II.6.1 Metode Recursive PCR Metode recursive PCR merupakan metode PCR sederhana. Proses recursive PCR disarikan pada Gambar II.4. Beberapa oligonukleotida dibuat secara sintetik dan memiliki daerah tumpang tindih pada ujung 3’. Oligonukleotida tersebut merentang urutan basa yang sama dengan gen yang diinginkan. Beberapa oligonukleotida dicampurkan pada reaksi PCR sehingga bagian yang tumpah tindih pada ujung 3’ akan memanjang menghasilkan produk rantai ganda lebih panjang. Proses polimerisasi terjadi berulang sampai panjang gen yang diinginkan tercapai. Selanjutnya gen diamplifikasi dengan menggunakan oligonukleotida yang letaknya paling luar pada ujung 5’. Oligonukleotida tersebut berfungsi juga sebagai primer (Prodromou and Pearl, 1992).
Gambar II.4 Prinsip metode Recursive PCR (Prodromou and Pearl, 1992)
II.6.2 Metode Thermodynamically Balanced Inside-Out Thermodinamically Balanced Inside-Out (TBIO) merupakan suatu metode sintesis gen secara in vitro. Metode TBIO memiliki persamaan dengan metode recursive PCR dalam hal penggunaan oligonukleotida sebagai cetakan DNA, namun memiliki perbedaan dalam
11 hal arah sitesis. Metode TBIO membutuhkan primer-primer berupa oligonukleotida yang memiliki daerah rantai sense yang tumpang tindih dan mengkode setengah dari urutan basa gen pada ujung 5’ serta daerah rantai antisense yang tumpang tindih dan mengkode setengah dari urutan basa gen pada ujung 3’ (Gao et al., 2003).
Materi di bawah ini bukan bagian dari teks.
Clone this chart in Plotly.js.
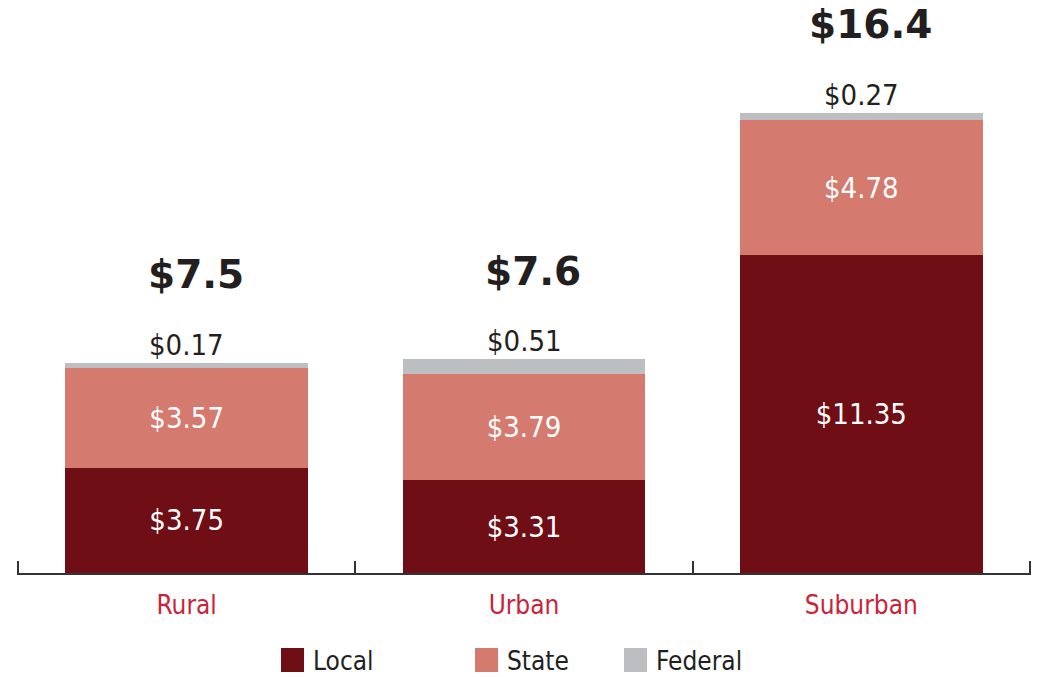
<!DOCTYPE html>
<html>
<head>
<meta charset="utf-8">
<script src="https://cdn.plot.ly/plotly-3.0.1.min.js"></script>
<style>html,body{margin:0;padding:0;background:#fff;}#chart{width:1041px;height:677px;}</style>
</head>
<body>
<div id="chart"></div>
<script>
const categories = ["Rural", "Urban", "Suburban"];
const localValues = [3.75, 3.31, 11.35];
const stateValues = [3.57, 3.79, 4.78];
const federalValues = [0.17, 0.51, 0.27];
const totalLabels = ["$7.5", "$7.6", "$16.4"];
const seriesNames = ["Local", "State", "Federal"];
const seriesColors = ["#700E16", "#D47A6E", "#BDBEC1"];

const narrow = "DejaVu Sans Condensed, Liberation Sans Narrow, Arial Narrow, sans-serif";
const fmt = v => "$" + v.toFixed(2);

const traces = [localValues, stateValues, federalValues].map((vals, i) => ({
  type: "bar",
  x: categories,
  y: vals,
  name: seriesNames[i],
  marker: {color: seriesColors[i], line: {width: 0}},
  text: i < 2 ? vals.map(fmt) : vals.map(() => ""),
  textposition: i < 2 ? "inside" : "none",
  insidetextanchor: "middle",
  textangle: 0,
  textfont: {family: narrow, size: 29, color: "#ffffff"},
  hoverinfo: "skip",
  showlegend: false
}));

const tops = categories.map((c, k) => localValues[k] + stateValues[k] + federalValues[k]);

const annotations = [];
categories.forEach((c, k) => {
  annotations.push({
    x: c, y: tops[k], xref: "x", yref: "y",
    text: fmt(federalValues[k]), showarrow: false,
    yanchor: "bottom", yshift: -1,
    font: {family: narrow, size: 29, color: "#231F20"}
  });
  annotations.push({
    x: c, y: tops[k], xref: "x", yref: "y",
    text: "<b>" + totalLabels[k] + "</b>", showarrow: false,
    yanchor: "middle", yshift: 88, xshift: 9,
    font: {family: "DejaVu Sans", size: 39, color: "#231F20"}
  });
});

const legendX = [281, 475, 624];
const shapes = [];
seriesNames.forEach((n, i) => {
  shapes.push({
    type: "rect", xref: "paper", yref: "paper",
    x0: (legendX[i] - 17) / 1014, x1: (legendX[i] + 23 - 17) / 1014,
    y0: -(648 + 24 - 573) / 553, y1: -(648 - 573) / 553,
    fillcolor: seriesColors[i], line: {width: 0}
  });
  annotations.push({
    x: (legendX[i] + 30 - 17) / 1014, y: -(661 - 573) / 553,
    xref: "paper", yref: "paper", xanchor: "left", yanchor: "middle",
    text: n, showarrow: false,
    font: {family: narrow, size: 26, color: "#231F20"}
  });
});

const layout = {
  width: 1041, height: 677,
  margin: {l: 17, r: 10, t: 20, b: 104},
  paper_bgcolor: "#ffffff", plot_bgcolor: "#ffffff",
  barmode: "stack",
  bargap: 0.281,
  xaxis: {
    type: "category", range: [-0.503, 2.503],
    showline: true, linecolor: "#333333", linewidth: 2,
    ticks: "inside", tickson: "boundaries", ticklen: 12, tickwidth: 2, tickcolor: "#333333",
    tickfont: {family: narrow, size: 26, color: "#C8243A"},
    ticklabelstandoff: 8,
    showgrid: false, zeroline: false, fixedrange: true
  },
  yaxis: {
    range: [0, 19.71], visible: false, showgrid: false, zeroline: false, fixedrange: true
  },
  annotations: annotations,
  shapes: shapes,
  showlegend: false
};

Plotly.newPlot("chart", traces, layout, {displayModeBar: false, staticPlot: true});
</script>
</body>
</html>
Proses diinisiasi oleh fragmen bagian tengah (Gambar II.5).
Gambar II.5 Prinsip Metode TBIO (Gao et al, 2003)
Sintesis gen berlangsung dari arah dalam menuju arah luar dan terjadi secara bertahap, dimana hanya oligonukleotida hasil polimerisasi dengan urutan benar yang menempel dengan pasangan oligonukleotida selanjutnya sampai terbentuk gen yang diharapkan. Oligonukleotida memiliki konsentrasi berbeda yang dibuat bertingkat dimana konsentrasi terendah adalah pasangan oligonukleotida terdalam dan konsentrasi tertinggi adalah pasangan oligonukleotida terluar. Keuntungan metode TBIO adalah spesifisitas produk akhir dibandingkan dengan produk akhir yang dihasilkan metode recursive PCR karena pasangan oligonukleotida hanya menempel setelah proses polimerisasi pasangan oligonukleotida yang lebih dalam selesai (Gao et al., 2003).